## START

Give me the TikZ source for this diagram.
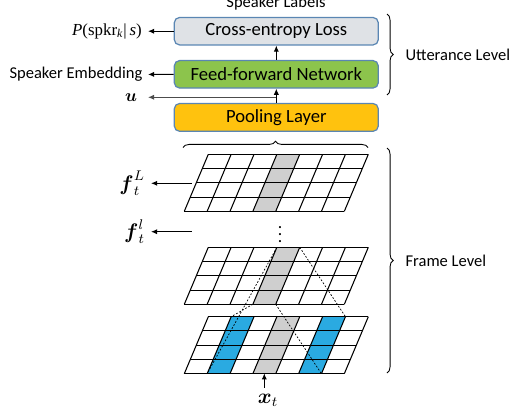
\documentclass[tikz,border=0pt]{standalone}
\usepackage{amsmath}
\usepackage{amssymb}
\usepackage[no-math]{fontspec}
\setmainfont{Carlito}
\newfontfamily\timesfont{Liberation Serif}
\usetikzlibrary{arrows.meta,decorations.pathreplacing}
\definecolor{boxline}{HTML}{5A86B3}
\definecolor{lossgray}{HTML}{DFE2E6}
\definecolor{ffngreen}{HTML}{8CC44C}
\definecolor{poolorange}{HTML}{FFC20E}
\definecolor{cellgray}{HTML}{CFCFCF}
\definecolor{cellblue}{HTML}{2AAAE1}

\begin{document}
\begin{tikzpicture}[x=0.02cm,y=-0.02cm,
	box/.style={draw=boxline,line width=0.7pt,rounded corners=3pt,minimum width=4.08cm,minimum height=0.55cm,font=\fontsize{10.6}{12}\selectfont},
	side/.style={font=\fontsize{9.4}{11}\selectfont},
	arr/.style={-{Latex[length=3.5pt,width=3pt]},line width=0.6pt},
	gridline/.style={line width=0.6pt},
	brace/.style={decorate,decoration={brace,amplitude=3.5pt},line width=0.5pt}]
	\useasboundingbox (0,0) rectangle (514,416);
	\node[box,fill=lossgray] (loss) at (276.3,31.2) {Cross-entropy Loss};
	\node[box,fill=ffngreen] (ffn) at (276.3,74.3) {Feed-forward Network};
	\node[box,fill=poolorange] (pool) at (276.3,117.4) {Pooling Layer};
	\node[side,anchor=base] (labels) at (276,7.5) {Speaker Labels};
	\node[anchor=east,font=\timesfont\fontsize{9.6}{11}\selectfont] (prob) at (148,31.2) {\textit{P}(spkr\textsubscript{\textit{k}}|\,\textit{s})};
	\node[side,anchor=east,inner xsep=3pt] (emb) at (148,74.5) {Speaker Embedding};
	\node[anchor=east,inner xsep=6pt] (uvec) at (148,97.3) {$\boldsymbol{u}$};
	\draw[arr] (loss) -- (prob);
	\draw[arr] (ffn) -- (emb);
	\draw[arr] (pool) -- (ffn);
	\draw[arr] (ffn) -- (loss);
	\draw[arr,black!70] (pool.north |- uvec) -- (uvec);
	\foreach \g/\gy in {A/154.3,B/247.3,C/316.7}{
		\foreach \c in {0,...,7}{
			\foreach \r in {0,...,4}{
				\coordinate (\g-\c-\r) at ({208.3+22.86*\c-6*\r},{\gy+14.25*\r});
			}
		}
	}
	\foreach \g/\c/\col in {A/3/cellgray,B/3/cellgray,C/3/cellgray,C/1/cellblue,C/5/cellblue}{
		\pgfmathtruncatemacro{\d}{\c+1}
		\fill[\col] (\g-\c-0) -- (\g-\d-0) -- (\g-\d-4) -- (\g-\c-4) -- cycle;
	}
	\foreach \g in {A,B,C}{
		\foreach \r in {0,...,4} \draw[gridline] (\g-0-\r) -- (\g-7-\r);
		\foreach \c in {0,...,7} \draw[gridline] (\g-\c-0) -- (\g-\c-4);
	}
	\draw[line width=0.4pt,dash pattern=on 1pt off 1pt] (B-3-0) -- (C-1-4) (B-3-4) -- (C-1-0) (B-4-0) -- (C-6-0) (B-4-4) -- (C-6-4);
	\node[font=\boldmath] (dots) at (280,229) {$\vdots$};
	\coordinate (fLs) at (191.7,183.3);
	\coordinate (fls) at (191.7,231.7);
	\node[anchor=east,font=\large] (fL) at (151,183.3) {$\boldsymbol{f}_t^L$};
	\node[anchor=east,font=\large] (fl) at (151,231.7) {$\boldsymbol{f}_t^l$};
	\draw[arr] (fLs) -- (fL);
	\draw[arr] (fls) -- (fl);
	\coordinate (xin) at (264.3,373.3);
	\node[font=\large] (xt) at (268,400) {$\boldsymbol{x}_t$};
	\draw[arr] (xt.north -| xin) -- (xin);
	\draw[brace] (183,147.5) -- (368,147.5);
	\draw[brace] (387,14) -- (387,95) node[side,midway,right=7pt] (utt) {Utterance Level};
	\draw[brace] (387,148) -- (387,373) node[side,midway,right=7pt] (frame) {Frame Level};
\end{tikzpicture}
\end{document}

## END

■ **Work to do**: Transcribe the material exactly, and leave out whatever pictures it holds.

■ **Answer to this exercise**:
Give me the TikZ source for this diagram.
\documentclass[tikz,border=0pt]{standalone}
\usepackage{amsmath}
\usepackage{amssymb}
\usepackage[no-math]{fontspec}
\setmainfont{Carlito}
\newfontfamily\timesfont{Liberation Serif}
\usetikzlibrary{arrows.meta,decorations.pathreplacing}
\definecolor{boxline}{HTML}{5A86B3}
\definecolor{lossgray}{HTML}{DFE2E6}
\definecolor{ffngreen}{HTML}{8CC44C}
\definecolor{poolorange}{HTML}{FFC20E}
\definecolor{cellgray}{HTML}{CFCFCF}
\definecolor{cellblue}{HTML}{2AAAE1}

\begin{document}
\begin{tikzpicture}[x=0.02cm,y=-0.02cm,
	box/.style={draw=boxline,line width=0.7pt,rounded corners=3pt,minimum width=4.08cm,minimum height=0.55cm,font=\fontsize{10.6}{12}\selectfont},
	side/.style={font=\fontsize{9.4}{11}\selectfont},
	arr/.style={-{Latex[length=3.5pt,width=3pt]},line width=0.6pt},
	gridline/.style={line width=0.6pt},
	brace/.style={decorate,decoration={brace,amplitude=3.5pt},line width=0.5pt}]
	\useasboundingbox (0,0) rectangle (514,416);
	\node[box,fill=lossgray] (loss) at (276.3,31.2) {Cross-entropy Loss};
	\node[box,fill=ffngreen] (ffn) at (276.3,74.3) {Feed-forward Network};
	\node[box,fill=poolorange] (pool) at (276.3,117.4) {Pooling Layer};
	\node[side,anchor=base] (labels) at (276,7.5) {Speaker Labels};
	\node[anchor=east,font=\timesfont\fontsize{9.6}{11}\selectfont] (prob) at (148,31.2) {\textit{P}(spkr\textsubscript{\textit{k}}|\,\textit{s})};
	\node[side,anchor=east,inner xsep=3pt] (emb) at (148,74.5) {Speaker Embedding};
	\node[anchor=east,inner xsep=6pt] (uvec) at (148,97.3) {$\boldsymbol{u}$};
	\draw[arr] (loss) -- (prob);
	\draw[arr] (ffn) -- (emb);
	\draw[arr] (pool) -- (ffn);
	\draw[arr] (ffn) -- (loss);
	\draw[arr,black!70] (pool.north |- uvec) -- (uvec);
	\foreach \g/\gy in {A/154.3,B/247.3,C/316.7}{
		\foreach \c in {0,...,7}{
			\foreach \r in {0,...,4}{
				\coordinate (\g-\c-\r) at ({208.3+22.86*\c-6*\r},{\gy+14.25*\r});
			}
		}
	}
	\foreach \g/\c/\col in {A/3/cellgray,B/3/cellgray,C/3/cellgray,C/1/cellblue,C/5/cellblue}{
		\pgfmathtruncatemacro{\d}{\c+1}
		\fill[\col] (\g-\c-0) -- (\g-\d-0) -- (\g-\d-4) -- (\g-\c-4) -- cycle;
	}
	\foreach \g in {A,B,C}{
		\foreach \r in {0,...,4} \draw[gridline] (\g-0-\r) -- (\g-7-\r);
		\foreach \c in {0,...,7} \draw[gridline] (\g-\c-0) -- (\g-\c-4);
	}
	\draw[line width=0.4pt,dash pattern=on 1pt off 1pt] (B-3-0) -- (C-1-4) (B-3-4) -- (C-1-0) (B-4-0) -- (C-6-0) (B-4-4) -- (C-6-4);
	\node[font=\boldmath] (dots) at (280,229) {$\vdots$};
	\coordinate (fLs) at (191.7,183.3);
	\coordinate (fls) at (191.7,231.7);
	\node[anchor=east,font=\large] (fL) at (151,183.3) {$\boldsymbol{f}_t^L$};
	\node[anchor=east,font=\large] (fl) at (151,231.7) {$\boldsymbol{f}_t^l$};
	\draw[arr] (fLs) -- (fL);
	\draw[arr] (fls) -- (fl);
	\coordinate (xin) at (264.3,373.3);
	\node[font=\large] (xt) at (268,400) {$\boldsymbol{x}_t$};
	\draw[arr] (xt.north -| xin) -- (xin);
	\draw[brace] (183,147.5) -- (368,147.5);
	\draw[brace] (387,14) -- (387,95) node[side,midway,right=7pt] (utt) {Utterance Level};
	\draw[brace] (387,148) -- (387,373) node[side,midway,right=7pt] (frame) {Frame Level};
\end{tikzpicture}
\end{document}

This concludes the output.